3. Weighing the Harm to Defendants Against the Harm to Plaintiffs
When a franchisee stops paying royalties or otherwise stops performing under a franchise agreement, the franchisee "is certainly harmed by the threat of loss of his franchise, but his self-inflicted harm is far outweighed by the immeasurable damage done [to the franchisor] by the infringement of its trademark." Id. at 379. See also ATL International, Inc., Business Franchise Guide (CCH), New Developments 30,324 (although the franchisee will suffer harm if an preliminary injunction is issued, that harm is the direct result of the franchisee executing an agreement containing a non-competition clause).
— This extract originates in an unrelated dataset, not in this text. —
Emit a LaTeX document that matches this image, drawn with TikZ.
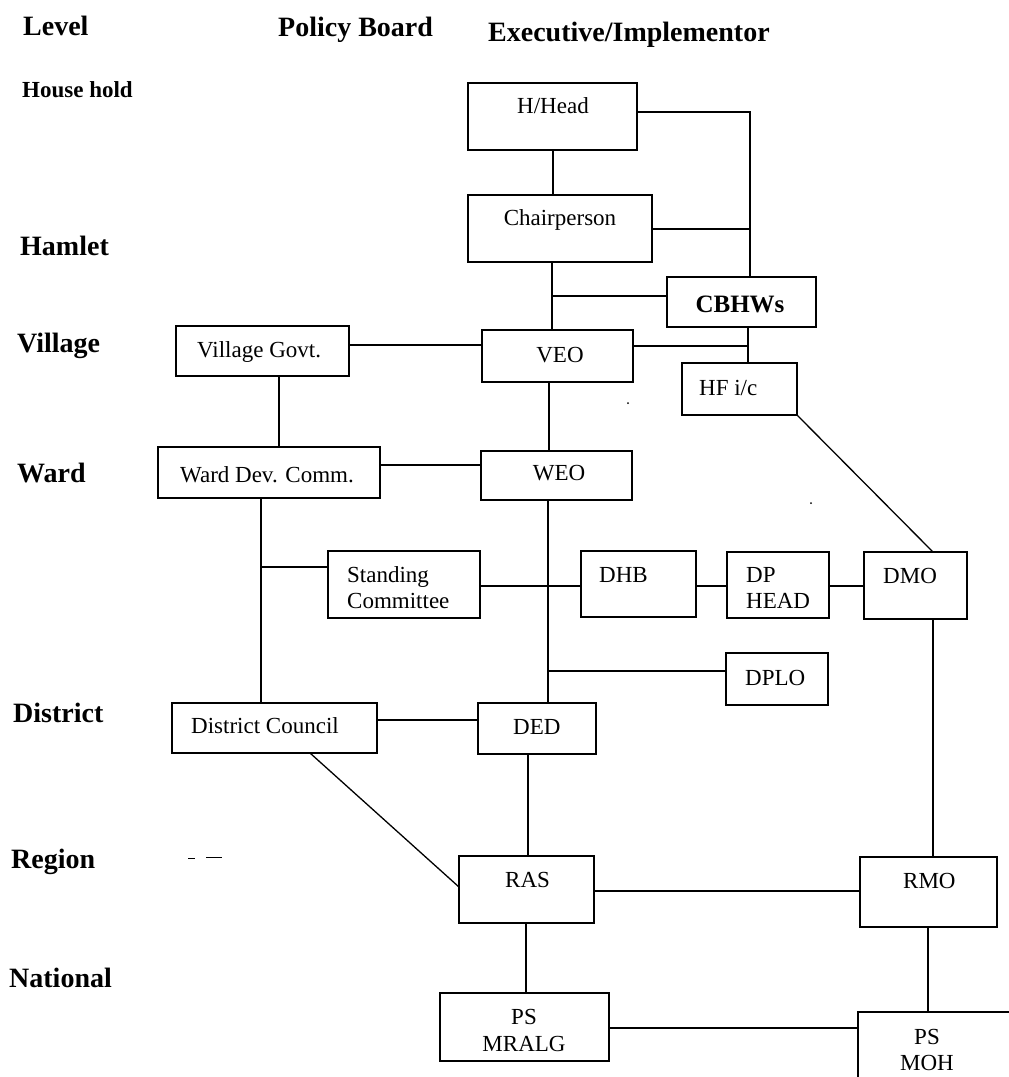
\documentclass[tikz,border=0pt]{standalone}
\usepackage{fontspec}
\setmainfont{Liberation Serif}
\begin{document}
\begin{tikzpicture}[x=1pt,y=-1pt,
  box/.style={draw, line width=1.4pt, inner sep=0pt, outer sep=0pt},
  bt/.style={font=\fontsize{23}{26}\selectfont, inner sep=0pt},
  lb/.style={font=\bfseries\fontsize{28}{32}\selectfont, inner sep=0pt, anchor=base west},
  conn/.style={line width=1.3pt}]
\useasboundingbox (0,0) rectangle (1009,1077);
\fill[white] (0,0) rectangle (1009,1077);
\clip (0,0) rectangle (1009,1077);

% headers and level labels
\node[lb] (hLevel) at (23,35) {Level};
\node[lb] (hPolicy) at (278,36) {Policy Board};
\node[lb] (hExec) at (488,41) {Executive/Implementor};
\node[lb, font=\bfseries\fontsize{23}{26}\selectfont] (lHouse) at (22,97) {House hold};
\node[lb] (lHamlet) at (20,255) {Hamlet};
\node[lb] (lVillage) at (17,352) {Village};
\node[lb] (lWard) at (17,482) {Ward};
\node[lb] (lDistrict) at (13,722) {District};
\node[lb] (lRegion) at (11,868) {Region};
\node[lb] (lNational) at (9,987) {National};

% boxes
\node[box, minimum width=169pt, minimum height=67pt] (hh) at (552.5,116.5) {};
\node[box, minimum width=184pt, minimum height=67pt] (ch) at (560,228.5) {};
\node[box, minimum width=149pt, minimum height=50pt] (cb) at (741.5,302) {};
\node[box, minimum width=151pt, minimum height=52pt] (veo) at (557.5,356) {};
\node[box, minimum width=115pt, minimum height=52pt] (hf) at (739.5,389) {};
\node[box, minimum width=173pt, minimum height=50pt] (vg) at (262.5,351) {};
\node[box, minimum width=222pt, minimum height=51pt] (wd) at (269,472.5) {};
\node[box, minimum width=151pt, minimum height=49pt] (weo) at (556.5,475.5) {};
\node[box, minimum width=152pt, minimum height=67pt] (sc) at (404,584.5) {};
\node[box, minimum width=115pt, minimum height=66pt] (dhb) at (638.5,584) {};
\node[box, minimum width=102pt, minimum height=66pt] (dp) at (778,585) {};
\node[box, minimum width=103pt, minimum height=67pt] (dmo) at (915.5,585.5) {};
\node[box, minimum width=102pt, minimum height=52pt] (dplo) at (777,679) {};
\node[box, minimum width=205pt, minimum height=50pt] (dc) at (274.5,728) {};
\node[box, minimum width=118pt, minimum height=51pt] (ded) at (537,728.5) {};
\node[box, minimum width=135pt, minimum height=67pt] (ras) at (526.5,889.5) {};
\node[box, minimum width=137pt, minimum height=70pt] (rmo) at (928.5,892) {};
\node[box, minimum width=169pt, minimum height=68pt] (psm) at (524.5,1027) {};
\node[box, minimum width=172pt, minimum height=88pt] (psh) at (944,1056) {};

% box texts
\node[bt, anchor=base] (thh) at (553,113) {H/Head};
\node[bt, anchor=base] (tch) at (560,225) {Chairperson};
\node[bt, anchor=base, font=\bfseries\fontsize{25}{28}\selectfont] (tcb) at (740,312) {CBHWs};
\node[bt, anchor=base] (tveo) at (560,362) {VEO};
\node[bt, anchor=base west] (thf) at (699,395) {HF i/c};
\node[bt, anchor=base west] (tvg) at (197,357) {Village Govt.};
\node[bt, anchor=base west] (twd) at (180,482) {Ward Dev. Comm.};
\node[bt, anchor=base] (tweo) at (559,480) {WEO};
\node[bt, anchor=base west] (tsc1) at (347,582) {Standing};
\node[bt, anchor=base west] (tsc2) at (347,608) {Committee};
\node[bt, anchor=base west] (tdhb) at (599,582) {DHB};
\node[bt, anchor=base west] (tdp1) at (746,582) {DP};
\node[bt, anchor=base west] (tdp2) at (746,608) {HEAD};
\node[bt, anchor=base west] (tdmo) at (883,583) {DMO};
\node[bt, anchor=base west] (tdplo) at (745,685) {DPLO};
\node[bt, anchor=base west] (tdc) at (191,733) {District Council};
\node[bt, anchor=base west] (tded) at (513,734) {DED};
\node[bt, anchor=base west] (tras) at (505,887) {RAS};
\node[bt, anchor=base west] (trmo) at (903,888) {RMO};
\node[bt, anchor=base] (tpsm1) at (524,1024) {PS};
\node[bt, anchor=base] (tpsm2) at (524,1051) {MRALG};
\node[bt, anchor=base] (tpsh1) at (927,1044) {PS};
\node[bt, anchor=base] (tpsh2) at (927,1070) {MOH};

% connectors
\begin{scope}[conn]
\coordinate (k1) at (750,112);
\draw (hh.east |- k1) -| (cb.north -| k1);
\coordinate (k2) at (750,229);
\draw (ch.east |- k2) -- (k2);
\coordinate (k3) at (553,0);
\draw (hh.south -| k3) -- (ch.north -| k3);
\coordinate (k4) at (552,296);
\draw (ch.south -| k4) -- (veo.north -| k4);
\draw (k4) -- (cb.west |- k4);
\coordinate (k5) at (748,346);
\draw (cb.south -| k5) -- (hf.north -| k5);
\draw (veo.east |- k5) -- (k5);
\coordinate (k6) at (0,345);
\draw (vg.east |- k6) -- (veo.west |- k6);
\coordinate (k7) at (279,0);
\draw (vg.south -| k7) -- (wd.north -| k7);
\coordinate (k8) at (549,0);
\draw (veo.south -| k8) -- (weo.north -| k8);
\coordinate (k9) at (0,465);
\draw (wd.east |- k9) -- (weo.west |- k9);
\coordinate (k10) at (261,567);
\draw (wd.south -| k10) -- (dc.north -| k10);
\draw (k10) -- (sc.west |- k10);
\coordinate (k11) at (548,671);
\draw (weo.south -| k11) -- (ded.north -| k11);
\draw (k11) -- (dplo.west |- k11);
\coordinate (k12) at (0,586);
\draw (sc.east |- k12) -- (dhb.west |- k12);
\draw (dhb.east |- k12) -- (dp.west |- k12);
\draw (dp.east |- k12) -- (dmo.west |- k12);
\coordinate (k13) at (0,720);
\draw (dc.east |- k13) -- (ded.west |- k13);
\coordinate (k14) at (310,0);
\coordinate (k15) at (0,887);
\draw (dc.south -| k14) -- (ras.west |- k15);
\coordinate (k16) at (528,0);
\draw (ded.south -| k16) -- (ras.north -| k16);
\coordinate (k17) at (0,891);
\draw (ras.east |- k17) -- (rmo.west |- k17);
\coordinate (k18) at (526,0);
\draw (ras.south -| k18) -- (psm.north -| k18);
\coordinate (k19) at (0,1028);
\draw (psm.east |- k19) -- (psh.west |- k19);
\coordinate (k20) at (933,0);
\draw (hf.south east) -- (dmo.north -| k20);
\draw (dmo.south -| k20) -- (rmo.north -| k20);
\coordinate (k21) at (928,0);
\draw (rmo.south -| k21) -- (psh.north -| k21);
\end{scope}

% small scan marks
\coordinate (m1) at (188,858);
\coordinate (m2) at (195,858);
\coordinate (m3) at (206,857);
\coordinate (m4) at (222,857);
\draw[line width=0.8pt] (m1) -- (m2);
\draw[line width=0.8pt] (m3) -- (m4);
\fill (628,403) circle (1pt);
\fill (811,503) circle (1pt);
\end{tikzpicture}
\end{document}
Nonetheless, the Defendants argue that if the preliminary injunction issues the harm to them would be more substantial than any harm to the Plaintiffs because the Defendants would be deprived of the right to sell their franchise interest, which has a value of more than $90,000, to Mr. Gauba. As discussed already, the Plaintiffs are not obligated to approve a transfer of the franchise interest. The Plaintiffs have demonstrated that they would be more harmed than the Defendants if a preliminary injunction is not issued.
4. Public Interest
"Where a likelihood of confusion arises out of the concurrent use of a trademark, the infringer's use damages the public interest." S R Corp., 968 F.2d at 379. In addition, "[t]he public has an interest in enforcing covenants not to compete contained within valid contracts as long as the covenant is reasonably limited in scope, duration and geographic region." Gold v. Holiday Rent-A-Car International, Inc., 627 F. Supp. 280, 285 (W.D. Mo. 1985). The Defendants do not dispute these statements of law or their applicability to this case. Instead, as before, the Defendants claim that the Plaintiffs' alleged bad faith with respect to the Defendants' desire to transfer their franchise interest to Mr. Gauba somehow contradicts the benefits the public interest would gain if the Court issues a preliminary injunction. As discussed above, the Defendants' bad faith argument is without merit. Plaintiffs have carried their burden of showing that the public interest would not be adversely affected by a preliminary injunction. In sum, the Court concludes that a preliminary injunction should issue. IT IS ORDERED that:
1. a hearing on the Plaintiffs' Application for Preliminary Injunction (Doc. No. 2) is unnecessary and will not be set;
2. Plaintiffs' Application for Preliminary Injunction (Doc. No. 2) is granted;
3. a preliminary injunction immediately enjoining the Defendants from further use of Dunkin' Donuts' trademarks, proprietary marks, system, and operating manuals, and from competing in any business which sells products of the type offered by Dunkin' Donuts shops will be issued; and
4. Defendants will be ordered to show cause at a hearing on December 4, 2003 at 3:00 p.m. why the preliminary injunction should not be made permanent.